* begin Stored data *
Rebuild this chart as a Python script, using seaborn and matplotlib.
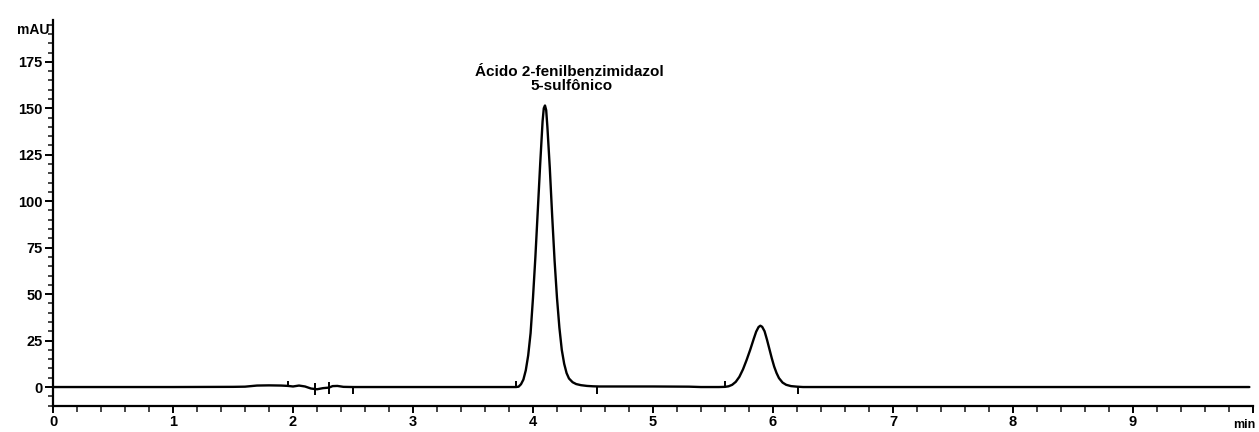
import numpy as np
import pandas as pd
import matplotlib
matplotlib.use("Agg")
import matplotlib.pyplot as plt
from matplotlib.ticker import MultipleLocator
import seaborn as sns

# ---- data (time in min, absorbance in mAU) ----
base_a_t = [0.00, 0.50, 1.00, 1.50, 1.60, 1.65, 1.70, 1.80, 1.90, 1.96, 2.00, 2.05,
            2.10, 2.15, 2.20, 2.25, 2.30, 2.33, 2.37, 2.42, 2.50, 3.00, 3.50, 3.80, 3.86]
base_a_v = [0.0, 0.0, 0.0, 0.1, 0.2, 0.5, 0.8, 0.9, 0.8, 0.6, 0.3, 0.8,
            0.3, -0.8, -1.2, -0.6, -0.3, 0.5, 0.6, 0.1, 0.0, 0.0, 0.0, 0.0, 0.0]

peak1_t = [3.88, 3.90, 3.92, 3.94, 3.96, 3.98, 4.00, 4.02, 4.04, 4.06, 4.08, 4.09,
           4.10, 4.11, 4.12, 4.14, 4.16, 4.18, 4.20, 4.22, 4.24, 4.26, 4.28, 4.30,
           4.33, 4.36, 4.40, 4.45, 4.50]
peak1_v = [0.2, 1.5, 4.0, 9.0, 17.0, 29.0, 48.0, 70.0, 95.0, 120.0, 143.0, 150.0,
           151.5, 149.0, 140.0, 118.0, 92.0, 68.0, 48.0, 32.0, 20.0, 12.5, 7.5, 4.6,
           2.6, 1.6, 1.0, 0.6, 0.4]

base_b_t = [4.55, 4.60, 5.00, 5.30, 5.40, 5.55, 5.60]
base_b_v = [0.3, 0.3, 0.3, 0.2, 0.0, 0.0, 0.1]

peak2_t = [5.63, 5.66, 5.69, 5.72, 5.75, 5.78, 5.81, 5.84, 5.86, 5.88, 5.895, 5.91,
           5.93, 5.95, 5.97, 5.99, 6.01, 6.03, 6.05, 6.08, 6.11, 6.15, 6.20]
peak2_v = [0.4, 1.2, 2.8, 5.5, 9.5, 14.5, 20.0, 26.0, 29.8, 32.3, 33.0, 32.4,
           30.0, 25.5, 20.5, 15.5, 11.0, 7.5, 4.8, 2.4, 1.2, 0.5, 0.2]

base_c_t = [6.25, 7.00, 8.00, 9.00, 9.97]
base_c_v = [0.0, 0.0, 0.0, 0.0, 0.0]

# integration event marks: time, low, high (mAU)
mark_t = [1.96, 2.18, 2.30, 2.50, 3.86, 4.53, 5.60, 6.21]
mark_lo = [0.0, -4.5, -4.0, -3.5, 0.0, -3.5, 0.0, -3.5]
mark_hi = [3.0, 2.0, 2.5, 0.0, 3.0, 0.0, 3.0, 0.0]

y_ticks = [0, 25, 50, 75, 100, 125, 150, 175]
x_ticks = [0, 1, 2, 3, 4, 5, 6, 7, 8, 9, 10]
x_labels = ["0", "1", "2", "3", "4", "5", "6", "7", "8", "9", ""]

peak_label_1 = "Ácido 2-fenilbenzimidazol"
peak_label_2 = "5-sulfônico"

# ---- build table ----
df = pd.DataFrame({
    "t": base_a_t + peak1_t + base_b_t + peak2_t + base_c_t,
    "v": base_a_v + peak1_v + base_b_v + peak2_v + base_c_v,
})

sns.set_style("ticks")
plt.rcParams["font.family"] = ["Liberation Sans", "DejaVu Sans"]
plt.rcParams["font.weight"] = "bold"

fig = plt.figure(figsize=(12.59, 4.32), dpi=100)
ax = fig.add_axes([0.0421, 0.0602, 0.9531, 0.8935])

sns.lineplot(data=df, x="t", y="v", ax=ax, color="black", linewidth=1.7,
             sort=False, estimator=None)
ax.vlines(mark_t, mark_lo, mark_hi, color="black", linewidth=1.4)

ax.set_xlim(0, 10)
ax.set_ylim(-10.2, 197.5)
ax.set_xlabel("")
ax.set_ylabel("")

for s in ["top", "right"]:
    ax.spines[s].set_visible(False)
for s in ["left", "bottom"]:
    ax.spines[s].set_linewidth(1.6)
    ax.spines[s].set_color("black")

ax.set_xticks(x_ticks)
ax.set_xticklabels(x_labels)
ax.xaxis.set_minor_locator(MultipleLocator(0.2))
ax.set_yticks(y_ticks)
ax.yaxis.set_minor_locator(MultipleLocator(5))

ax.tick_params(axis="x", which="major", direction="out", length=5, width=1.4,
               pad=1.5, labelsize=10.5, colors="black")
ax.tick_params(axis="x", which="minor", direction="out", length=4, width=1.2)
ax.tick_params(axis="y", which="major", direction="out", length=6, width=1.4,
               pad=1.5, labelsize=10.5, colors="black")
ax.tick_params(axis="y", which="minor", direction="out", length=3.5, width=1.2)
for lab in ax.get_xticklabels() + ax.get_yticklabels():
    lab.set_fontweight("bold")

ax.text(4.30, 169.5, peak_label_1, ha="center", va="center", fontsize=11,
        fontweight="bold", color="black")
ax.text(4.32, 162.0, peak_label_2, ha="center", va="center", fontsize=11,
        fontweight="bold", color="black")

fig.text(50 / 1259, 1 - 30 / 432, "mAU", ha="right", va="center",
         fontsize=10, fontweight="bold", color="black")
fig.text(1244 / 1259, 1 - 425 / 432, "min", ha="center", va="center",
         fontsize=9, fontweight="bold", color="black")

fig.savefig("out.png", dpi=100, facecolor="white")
* end Stored data *
Repeat the material above in full and exactly, apart from the pictures.

## Correct answer
Rebuild this chart as a Python script, using seaborn and matplotlib.
import numpy as np
import pandas as pd
import matplotlib
matplotlib.use("Agg")
import matplotlib.pyplot as plt
from matplotlib.ticker import MultipleLocator
import seaborn as sns

# ---- data (time in min, absorbance in mAU) ----
base_a_t = [0.00, 0.50, 1.00, 1.50, 1.60, 1.65, 1.70, 1.80, 1.90, 1.96, 2.00, 2.05,
            2.10, 2.15, 2.20, 2.25, 2.30, 2.33, 2.37, 2.42, 2.50, 3.00, 3.50, 3.80, 3.86]
base_a_v = [0.0, 0.0, 0.0, 0.1, 0.2, 0.5, 0.8, 0.9, 0.8, 0.6, 0.3, 0.8,
            0.3, -0.8, -1.2, -0.6, -0.3, 0.5, 0.6, 0.1, 0.0, 0.0, 0.0, 0.0, 0.0]

peak1_t = [3.88, 3.90, 3.92, 3.94, 3.96, 3.98, 4.00, 4.02, 4.04, 4.06, 4.08, 4.09,
           4.10, 4.11, 4.12, 4.14, 4.16, 4.18, 4.20, 4.22, 4.24, 4.26, 4.28, 4.30,
           4.33, 4.36, 4.40, 4.45, 4.50]
peak1_v = [0.2, 1.5, 4.0, 9.0, 17.0, 29.0, 48.0, 70.0, 95.0, 120.0, 143.0, 150.0,
           151.5, 149.0, 140.0, 118.0, 92.0, 68.0, 48.0, 32.0, 20.0, 12.5, 7.5, 4.6,
           2.6, 1.6, 1.0, 0.6, 0.4]

base_b_t = [4.55, 4.60, 5.00, 5.30, 5.40, 5.55, 5.60]
base_b_v = [0.3, 0.3, 0.3, 0.2, 0.0, 0.0, 0.1]

peak2_t = [5.63, 5.66, 5.69, 5.72, 5.75, 5.78, 5.81, 5.84, 5.86, 5.88, 5.895, 5.91,
           5.93, 5.95, 5.97, 5.99, 6.01, 6.03, 6.05, 6.08, 6.11, 6.15, 6.20]
peak2_v = [0.4, 1.2, 2.8, 5.5, 9.5, 14.5, 20.0, 26.0, 29.8, 32.3, 33.0, 32.4,
           30.0, 25.5, 20.5, 15.5, 11.0, 7.5, 4.8, 2.4, 1.2, 0.5, 0.2]

base_c_t = [6.25, 7.00, 8.00, 9.00, 9.97]
base_c_v = [0.0, 0.0, 0.0, 0.0, 0.0]

# integration event marks: time, low, high (mAU)
mark_t = [1.96, 2.18, 2.30, 2.50, 3.86, 4.53, 5.60, 6.21]
mark_lo = [0.0, -4.5, -4.0, -3.5, 0.0, -3.5, 0.0, -3.5]
mark_hi = [3.0, 2.0, 2.5, 0.0, 3.0, 0.0, 3.0, 0.0]

y_ticks = [0, 25, 50, 75, 100, 125, 150, 175]
x_ticks = [0, 1, 2, 3, 4, 5, 6, 7, 8, 9, 10]
x_labels = ["0", "1", "2", "3", "4", "5", "6", "7", "8", "9", ""]

peak_label_1 = "Ácido 2-fenilbenzimidazol"
peak_label_2 = "5-sulfônico"

# ---- build table ----
df = pd.DataFrame({
    "t": base_a_t + peak1_t + base_b_t + peak2_t + base_c_t,
    "v": base_a_v + peak1_v + base_b_v + peak2_v + base_c_v,
})

sns.set_style("ticks")
plt.rcParams["font.family"] = ["Liberation Sans", "DejaVu Sans"]
plt.rcParams["font.weight"] = "bold"

fig = plt.figure(figsize=(12.59, 4.32), dpi=100)
ax = fig.add_axes([0.0421, 0.0602, 0.9531, 0.8935])

sns.lineplot(data=df, x="t", y="v", ax=ax, color="black", linewidth=1.7,
             sort=False, estimator=None)
ax.vlines(mark_t, mark_lo, mark_hi, color="black", linewidth=1.4)

ax.set_xlim(0, 10)
ax.set_ylim(-10.2, 197.5)
ax.set_xlabel("")
ax.set_ylabel("")

for s in ["top", "right"]:
    ax.spines[s].set_visible(False)
for s in ["left", "bottom"]:
    ax.spines[s].set_linewidth(1.6)
    ax.spines[s].set_color("black")

ax.set_xticks(x_ticks)
ax.set_xticklabels(x_labels)
ax.xaxis.set_minor_locator(MultipleLocator(0.2))
ax.set_yticks(y_ticks)
ax.yaxis.set_minor_locator(MultipleLocator(5))

ax.tick_params(axis="x", which="major", direction="out", length=5, width=1.4,
               pad=1.5, labelsize=10.5, colors="black")
ax.tick_params(axis="x", which="minor", direction="out", length=4, width=1.2)
ax.tick_params(axis="y", which="major", direction="out", length=6, width=1.4,
               pad=1.5, labelsize=10.5, colors="black")
ax.tick_params(axis="y", which="minor", direction="out", length=3.5, width=1.2)
for lab in ax.get_xticklabels() + ax.get_yticklabels():
    lab.set_fontweight("bold")

ax.text(4.30, 169.5, peak_label_1, ha="center", va="center", fontsize=11,
        fontweight="bold", color="black")
ax.text(4.32, 162.0, peak_label_2, ha="center", va="center", fontsize=11,
        fontweight="bold", color="black")

fig.text(50 / 1259, 1 - 30 / 432, "mAU", ha="right", va="center",
         fontsize=10, fontweight="bold", color="black")
fig.text(1244 / 1259, 1 - 425 / 432, "min", ha="center", va="center",
         fontsize=9, fontweight="bold", color="black")

fig.savefig("out.png", dpi=100, facecolor="white")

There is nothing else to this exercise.